>>>>

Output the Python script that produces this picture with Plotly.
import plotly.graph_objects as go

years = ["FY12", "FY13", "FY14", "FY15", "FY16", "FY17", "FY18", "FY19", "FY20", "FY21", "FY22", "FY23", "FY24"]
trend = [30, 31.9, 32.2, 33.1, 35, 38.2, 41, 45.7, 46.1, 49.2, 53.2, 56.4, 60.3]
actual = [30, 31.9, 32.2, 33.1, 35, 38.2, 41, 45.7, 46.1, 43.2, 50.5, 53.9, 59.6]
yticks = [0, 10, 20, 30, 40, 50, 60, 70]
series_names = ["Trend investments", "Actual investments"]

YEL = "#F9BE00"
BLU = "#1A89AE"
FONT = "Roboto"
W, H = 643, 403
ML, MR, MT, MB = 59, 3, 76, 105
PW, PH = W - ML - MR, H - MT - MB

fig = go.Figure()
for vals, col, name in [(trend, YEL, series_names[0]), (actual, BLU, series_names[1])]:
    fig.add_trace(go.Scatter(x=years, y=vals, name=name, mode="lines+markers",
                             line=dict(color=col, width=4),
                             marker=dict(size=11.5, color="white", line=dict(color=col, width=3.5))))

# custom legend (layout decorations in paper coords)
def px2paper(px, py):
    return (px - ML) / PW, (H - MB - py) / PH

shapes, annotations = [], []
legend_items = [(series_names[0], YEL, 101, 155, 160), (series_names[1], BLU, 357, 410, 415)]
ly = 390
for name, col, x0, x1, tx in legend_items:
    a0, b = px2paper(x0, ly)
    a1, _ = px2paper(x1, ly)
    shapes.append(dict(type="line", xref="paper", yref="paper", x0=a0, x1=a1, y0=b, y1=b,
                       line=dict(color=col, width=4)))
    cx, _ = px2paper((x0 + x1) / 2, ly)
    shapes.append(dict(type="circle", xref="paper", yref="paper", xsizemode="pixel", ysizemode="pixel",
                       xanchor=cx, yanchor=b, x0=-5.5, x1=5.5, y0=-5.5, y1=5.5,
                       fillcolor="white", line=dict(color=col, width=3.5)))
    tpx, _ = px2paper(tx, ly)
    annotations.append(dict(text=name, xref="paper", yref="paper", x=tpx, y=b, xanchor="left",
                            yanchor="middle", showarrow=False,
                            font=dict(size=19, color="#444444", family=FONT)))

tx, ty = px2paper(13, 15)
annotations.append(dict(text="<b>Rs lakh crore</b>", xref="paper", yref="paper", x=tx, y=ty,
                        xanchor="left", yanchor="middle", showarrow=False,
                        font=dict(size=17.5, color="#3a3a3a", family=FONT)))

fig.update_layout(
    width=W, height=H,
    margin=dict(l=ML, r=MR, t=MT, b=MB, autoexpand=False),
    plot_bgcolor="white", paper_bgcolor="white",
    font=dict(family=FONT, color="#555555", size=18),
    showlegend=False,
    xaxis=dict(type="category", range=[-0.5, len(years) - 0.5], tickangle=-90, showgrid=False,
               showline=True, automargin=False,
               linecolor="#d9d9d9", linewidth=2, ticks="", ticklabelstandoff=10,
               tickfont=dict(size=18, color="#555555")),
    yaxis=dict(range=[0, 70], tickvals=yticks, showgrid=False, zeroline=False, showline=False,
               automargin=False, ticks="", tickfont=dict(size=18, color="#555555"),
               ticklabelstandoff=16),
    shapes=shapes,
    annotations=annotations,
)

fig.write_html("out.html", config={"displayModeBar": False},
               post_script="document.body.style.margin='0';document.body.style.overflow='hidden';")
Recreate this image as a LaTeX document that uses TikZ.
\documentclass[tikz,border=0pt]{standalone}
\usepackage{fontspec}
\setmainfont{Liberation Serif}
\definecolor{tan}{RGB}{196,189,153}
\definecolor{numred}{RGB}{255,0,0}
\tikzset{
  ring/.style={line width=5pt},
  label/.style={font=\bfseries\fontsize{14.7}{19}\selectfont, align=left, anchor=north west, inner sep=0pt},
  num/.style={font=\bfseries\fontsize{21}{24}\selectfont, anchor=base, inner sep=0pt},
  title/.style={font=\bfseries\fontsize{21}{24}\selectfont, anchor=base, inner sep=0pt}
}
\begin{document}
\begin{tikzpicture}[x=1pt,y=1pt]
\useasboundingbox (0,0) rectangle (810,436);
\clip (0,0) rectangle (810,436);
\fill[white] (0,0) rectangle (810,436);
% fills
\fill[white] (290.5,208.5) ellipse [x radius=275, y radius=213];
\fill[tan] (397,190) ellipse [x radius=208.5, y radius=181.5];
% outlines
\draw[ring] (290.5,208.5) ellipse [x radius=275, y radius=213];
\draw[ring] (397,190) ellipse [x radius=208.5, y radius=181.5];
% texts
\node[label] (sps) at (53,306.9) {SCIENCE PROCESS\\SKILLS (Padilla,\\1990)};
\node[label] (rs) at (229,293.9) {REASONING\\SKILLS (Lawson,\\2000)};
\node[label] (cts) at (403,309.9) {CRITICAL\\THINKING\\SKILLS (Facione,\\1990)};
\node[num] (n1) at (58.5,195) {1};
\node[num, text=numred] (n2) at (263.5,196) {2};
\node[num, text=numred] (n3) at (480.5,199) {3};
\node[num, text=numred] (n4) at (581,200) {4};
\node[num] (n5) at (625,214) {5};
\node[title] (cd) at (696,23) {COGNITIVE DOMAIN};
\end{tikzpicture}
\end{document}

<<<<

--- Task prompt ---
Hand back the material above in full, exactly as written.

--- Exercise result ---
Output the Python script that produces this picture with Plotly.
import plotly.graph_objects as go

years = ["FY12", "FY13", "FY14", "FY15", "FY16", "FY17", "FY18", "FY19", "FY20", "FY21", "FY22", "FY23", "FY24"]
trend = [30, 31.9, 32.2, 33.1, 35, 38.2, 41, 45.7, 46.1, 49.2, 53.2, 56.4, 60.3]
actual = [30, 31.9, 32.2, 33.1, 35, 38.2, 41, 45.7, 46.1, 43.2, 50.5, 53.9, 59.6]
yticks = [0, 10, 20, 30, 40, 50, 60, 70]
series_names = ["Trend investments", "Actual investments"]

YEL = "#F9BE00"
BLU = "#1A89AE"
FONT = "Roboto"
W, H = 643, 403
ML, MR, MT, MB = 59, 3, 76, 105
PW, PH = W - ML - MR, H - MT - MB

fig = go.Figure()
for vals, col, name in [(trend, YEL, series_names[0]), (actual, BLU, series_names[1])]:
    fig.add_trace(go.Scatter(x=years, y=vals, name=name, mode="lines+markers",
                             line=dict(color=col, width=4),
                             marker=dict(size=11.5, color="white", line=dict(color=col, width=3.5))))

# custom legend (layout decorations in paper coords)
def px2paper(px, py):
    return (px - ML) / PW, (H - MB - py) / PH

shapes, annotations = [], []
legend_items = [(series_names[0], YEL, 101, 155, 160), (series_names[1], BLU, 357, 410, 415)]
ly = 390
for name, col, x0, x1, tx in legend_items:
    a0, b = px2paper(x0, ly)
    a1, _ = px2paper(x1, ly)
    shapes.append(dict(type="line", xref="paper", yref="paper", x0=a0, x1=a1, y0=b, y1=b,
                       line=dict(color=col, width=4)))
    cx, _ = px2paper((x0 + x1) / 2, ly)
    shapes.append(dict(type="circle", xref="paper", yref="paper", xsizemode="pixel", ysizemode="pixel",
                       xanchor=cx, yanchor=b, x0=-5.5, x1=5.5, y0=-5.5, y1=5.5,
                       fillcolor="white", line=dict(color=col, width=3.5)))
    tpx, _ = px2paper(tx, ly)
    annotations.append(dict(text=name, xref="paper", yref="paper", x=tpx, y=b, xanchor="left",
                            yanchor="middle", showarrow=False,
                            font=dict(size=19, color="#444444", family=FONT)))

tx, ty = px2paper(13, 15)
annotations.append(dict(text="<b>Rs lakh crore</b>", xref="paper", yref="paper", x=tx, y=ty,
                        xanchor="left", yanchor="middle", showarrow=False,
                        font=dict(size=17.5, color="#3a3a3a", family=FONT)))

fig.update_layout(
    width=W, height=H,
    margin=dict(l=ML, r=MR, t=MT, b=MB, autoexpand=False),
    plot_bgcolor="white", paper_bgcolor="white",
    font=dict(family=FONT, color="#555555", size=18),
    showlegend=False,
    xaxis=dict(type="category", range=[-0.5, len(years) - 0.5], tickangle=-90, showgrid=False,
               showline=True, automargin=False,
               linecolor="#d9d9d9", linewidth=2, ticks="", ticklabelstandoff=10,
               tickfont=dict(size=18, color="#555555")),
    yaxis=dict(range=[0, 70], tickvals=yticks, showgrid=False, zeroline=False, showline=False,
               automargin=False, ticks="", tickfont=dict(size=18, color="#555555"),
               ticklabelstandoff=16),
    shapes=shapes,
    annotations=annotations,
)

fig.write_html("out.html", config={"displayModeBar": False},
               post_script="document.body.style.margin='0';document.body.style.overflow='hidden';")
Recreate this image as a LaTeX document that uses TikZ.
\documentclass[tikz,border=0pt]{standalone}
\usepackage{fontspec}
\setmainfont{Liberation Serif}
\definecolor{tan}{RGB}{196,189,153}
\definecolor{numred}{RGB}{255,0,0}
\tikzset{
  ring/.style={line width=5pt},
  label/.style={font=\bfseries\fontsize{14.7}{19}\selectfont, align=left, anchor=north west, inner sep=0pt},
  num/.style={font=\bfseries\fontsize{21}{24}\selectfont, anchor=base, inner sep=0pt},
  title/.style={font=\bfseries\fontsize{21}{24}\selectfont, anchor=base, inner sep=0pt}
}
\begin{document}
\begin{tikzpicture}[x=1pt,y=1pt]
\useasboundingbox (0,0) rectangle (810,436);
\clip (0,0) rectangle (810,436);
\fill[white] (0,0) rectangle (810,436);
% fills
\fill[white] (290.5,208.5) ellipse [x radius=275, y radius=213];
\fill[tan] (397,190) ellipse [x radius=208.5, y radius=181.5];
% outlines
\draw[ring] (290.5,208.5) ellipse [x radius=275, y radius=213];
\draw[ring] (397,190) ellipse [x radius=208.5, y radius=181.5];
% texts
\node[label] (sps) at (53,306.9) {SCIENCE PROCESS\\SKILLS (Padilla,\\1990)};
\node[label] (rs) at (229,293.9) {REASONING\\SKILLS (Lawson,\\2000)};
\node[label] (cts) at (403,309.9) {CRITICAL\\THINKING\\SKILLS (Facione,\\1990)};
\node[num] (n1) at (58.5,195) {1};
\node[num, text=numred] (n2) at (263.5,196) {2};
\node[num, text=numred] (n3) at (480.5,199) {3};
\node[num, text=numred] (n4) at (581,200) {4};
\node[num] (n5) at (625,214) {5};
\node[title] (cd) at (696,23) {COGNITIVE DOMAIN};
\end{tikzpicture}
\end{document}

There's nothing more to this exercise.